El término tupí-guaraní pororoca designa un fenómeno de macareo común en el río Amazonas y algunos de sus afluentes, un choque de agua marina y fluvial capaz de generar olas de hasta varios metros de altura. Ninguno de los personajes de la película rumana La desaparición menciona ese poderoso evento de la naturaleza, pero el título original (y muy metafórico) del tercer largometraje en solitario de Constantin Popescu no podría ser más apropiado: una fuerza comparable a la de la pororoca parece haberles pasado por encima sin previo aviso, sus devastadoras consecuencias cada vez más evidentes, a medida que el agua comienza a bajar, dejando a la vista todo lo que arrastró la corriente. El planteo, como en una parte importante del cine rumano contemporáneo, no podría ser más tramposamente sencillo en términos narrativos. Tudor, un hombre casado y de clase media que anda por los cuarenta años, sale a pasear durante una mañana de sábado con sus dos hijos, una típica escapada a la plaza más cercana. De pronto, durante un instante infinitesimal, frente a él y a otras decenas de personas, su pequeña de cinco años desaparece, como si la tierra se la hubiese tragado.

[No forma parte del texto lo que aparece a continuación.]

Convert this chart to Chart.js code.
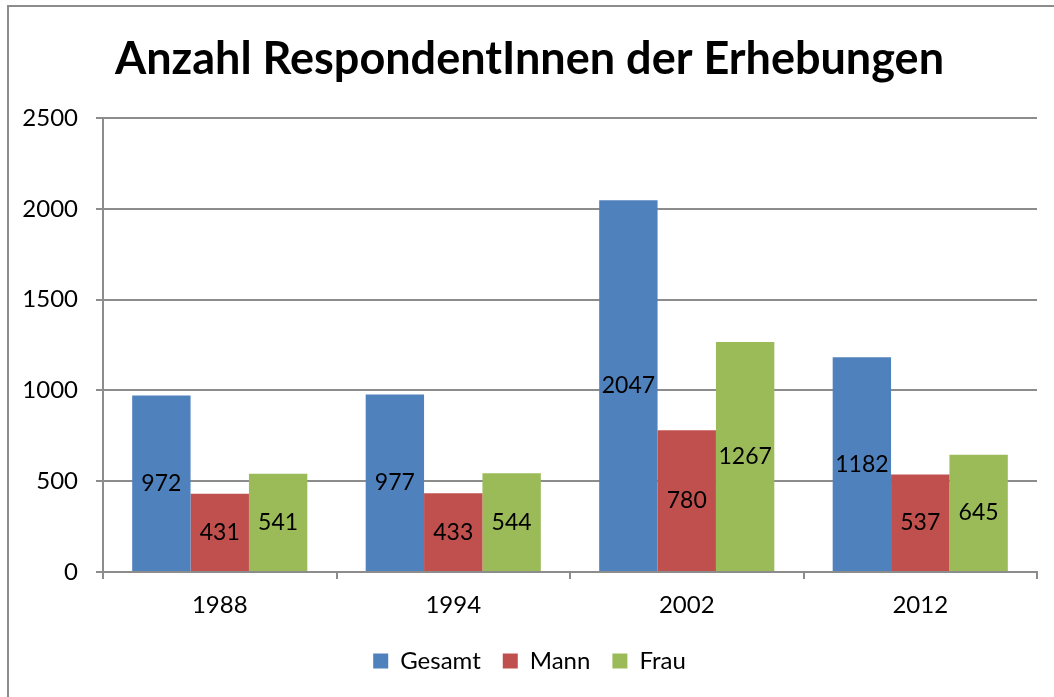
<!DOCTYPE html>
<html>
<head>
<meta charset="utf-8">
<script src="https://cdn.jsdelivr.net/npm/chart.js@4.4.1/dist/chart.umd.min.js"></script>
<style>
  html, body { margin: 0; padding: 0; background: #fff; }
  #wrap { position: relative; width: 1054px; height: 697px; }
  #frame { position: absolute; left: 7px; top: 5px; width: 1047px; height: 692px;
           border-left: 2px solid #8c8c8c; border-top: 2px solid #8c8c8c; box-sizing: border-box; }
  canvas { position: absolute; left: 0; top: 0; }
</style>
</head>
<body>
<div id="wrap">
  <div id="frame"></div>
  <canvas id="chart" width="1054" height="697"></canvas>
</div>
<script>
// values
const years = ['1988', '1994', '2002', '2012'];
const gesamt = [972, 977, 2047, 1182];
const mann = [431, 433, 780, 537];
const frau = [541, 544, 1267, 645];
const yTicks = [0, 500, 1000, 1500, 2000, 2500];

const fontFamily = 'Lato, "Open Sans", sans-serif';

// value labels in the middle of each bar
const barLabels = {
    id: 'barLabels',
    afterDatasetsDraw(chart) {
        const ctx = chart.ctx;
        ctx.save();
        ctx.font = '23px ' + fontFamily;
        ctx.fillStyle = '#000';
        ctx.textAlign = 'center';
        ctx.textBaseline = 'middle';
        chart.data.datasets.forEach((ds, i) => {
            chart.getDatasetMeta(i).data.forEach((bar, j) => {
                const mid = (bar.y + bar.base) / 2;
                ctx.fillText(ds.data[j], bar.x, mid);
            });
        });
        ctx.restore();
    }
};

new Chart(document.getElementById('chart').getContext('2d'), {
    type: 'bar',
    data: {
        labels: years,
        datasets: [
            { label: 'Gesamt', data: gesamt, backgroundColor: '#4F81BD' },
            { label: 'Mann', data: mann, backgroundColor: '#C0504D' },
            { label: 'Frau', data: frau, backgroundColor: '#9BBB59' }
        ]
    },
    options: {
        responsive: false,
        animation: false,
        layout: { padding: { left: 22, right: 17, top: 0, bottom: 14 } },
        datasets: { bar: { categoryPercentage: 0.75, barPercentage: 1.0 } },
        plugins: {
            title: {
                display: true,
                text: 'Anzahl RespondentInnen der Erhebungen',
                color: '#000',
                font: { family: fontFamily, size: 45, weight: 'bold', lineHeight: 1.2 },
                padding: { top: 32, bottom: 32 }
            },
            legend: {
                position: 'bottom',
                labels: {
                    color: '#000',
                    font: { family: fontFamily, size: 24 },
                    boxWidth: 15,
                    boxHeight: 15,
                    padding: 22
                }
            },
            tooltip: { enabled: false }
        },
        scales: {
            x: {
                grid: { drawOnChartArea: false, color: '#8c8c8c', lineWidth: 2, tickLength: 7, offset: true },
                border: { color: '#8c8c8c', width: 2 },
                ticks: { color: '#000', font: { family: fontFamily, size: 24 }, padding: 12 },
                afterFit: s => { s.height = 55; }
            },
            y: {
                min: 0,
                max: 2500,
                afterBuildTicks: s => { s.ticks = yTicks.map(v => ({ value: v })); },
                grid: { color: '#8c8c8c', lineWidth: 2, tickLength: 7 },
                border: { color: '#8c8c8c', width: 2 },
                ticks: {
                    color: '#000',
                    font: { family: fontFamily, size: 24 },
                    padding: 18,
                    callback: v => String(v)
                },
                afterFit: s => { s.width = 81; }
            }
        }
    },
    plugins: [barLabels]
});
</script>
</body>
</html>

La escena en cuestión, un extensísimo plano-secuencia que el director consigna como el resultado de un laborioso proceso de rodaje (ver entrevista), es un prodigio de suspenso sostenido que juega con la información previa con la cual el espectador llega a la sala de cine y comienza a transmitir el tono general de lo que sobrevendrá en las siguientes escenas, una desesperación que es casi palpable. Lo cierto es que hay pocas películas recientes más angustiantes que La desaparición, angustia construida a partir de un concepto de naturalismo que Popescu trabaja hasta el más mínimo detalle, tanto en la dirección de los actores (excelentes Bogdan Dumitrache e Iulia Lumanare) como gracias a una cámara que se hace más invisible a medida que transcurren los minutos de proyección. Previsiblemente, a esa angustia le seguirá la desazón esperanzada, un sentimiento de fatalismo que nunca abandona el profundo deseo de cualquier padre ante una situación semejante: volver a encontrarse con el ser querido. Los días transcurren sin novedad alguna, a pesar de los esfuerzos de la policía, y el propio Tudor se embarca en una búsqueda personal que incluye la inspección microscópica de algunas fotografías tomadas con un teléfono celular y la puesta en circulación de carteles con la imagen de la niña.

El de Pororoca, sin embargo, no es un relato detectivesco y el realizador ilumina de manera cada vez más nítida el proceso de descomposición de ese matrimonio, a pesar de los intentos por aparentar la existencia de algo parecido a la normalidad, en particular delante de su otro hijo. Algo deseable, pero prácticamente imposible: la culpa nunca explicitada, pero a flor de piel, de Tudor es cada vez más fuerte y la sensación de agotamiento de su mujer, Cristina, deriva en la imposibilidad de dar un paso en una o en otra dirección, una inmovilización que es tanto física como mental. La separación temporaria de la pareja también tendrá sus corolarios: la caída en una profunda depresión que, paradójicamente, no impide, sino que potencia la prosecución de la pesquisa. El encuentro y posterior caza de un posible culpable derivará en obsesión personal, el inicio de un tercer acto cuyo tono oscuro parece diseñado para poner al público en una situación sumamente incómoda, por los planteos de su desenlace. Si el culpable de la desaparición no es hallado por la policía, ¿no es acaso lógico intentar algo por cuenta propia? Si las pruebas no son suficientes para la sospecha legal, ¿es lícito buscarlas a título personal?

Como ya lo había demostrado en su anterior Principles of Life, a Constantin Popescu parece interesarle menos el funcionamiento de algunas instituciones de su país –una marca temática de muchos cineastas coterráneos– que los mecanismos psicológicos que hacen que sus personajes terminen enfrentados a un abismo: el final de esa construcción llamada orden cotidiano y la posibilidad cierta de la locura personal y social. La desaparición logra transmitir el dolor de la pérdida y hacer sentir el punzante aguijón de la culpa de manera intensa, densa, agotadora, al tiempo que analiza el complejo entramado que conecta a la sociedad, la familia y el individuo. En ese sentido, la película no es otra cosa que una tragedia moderna.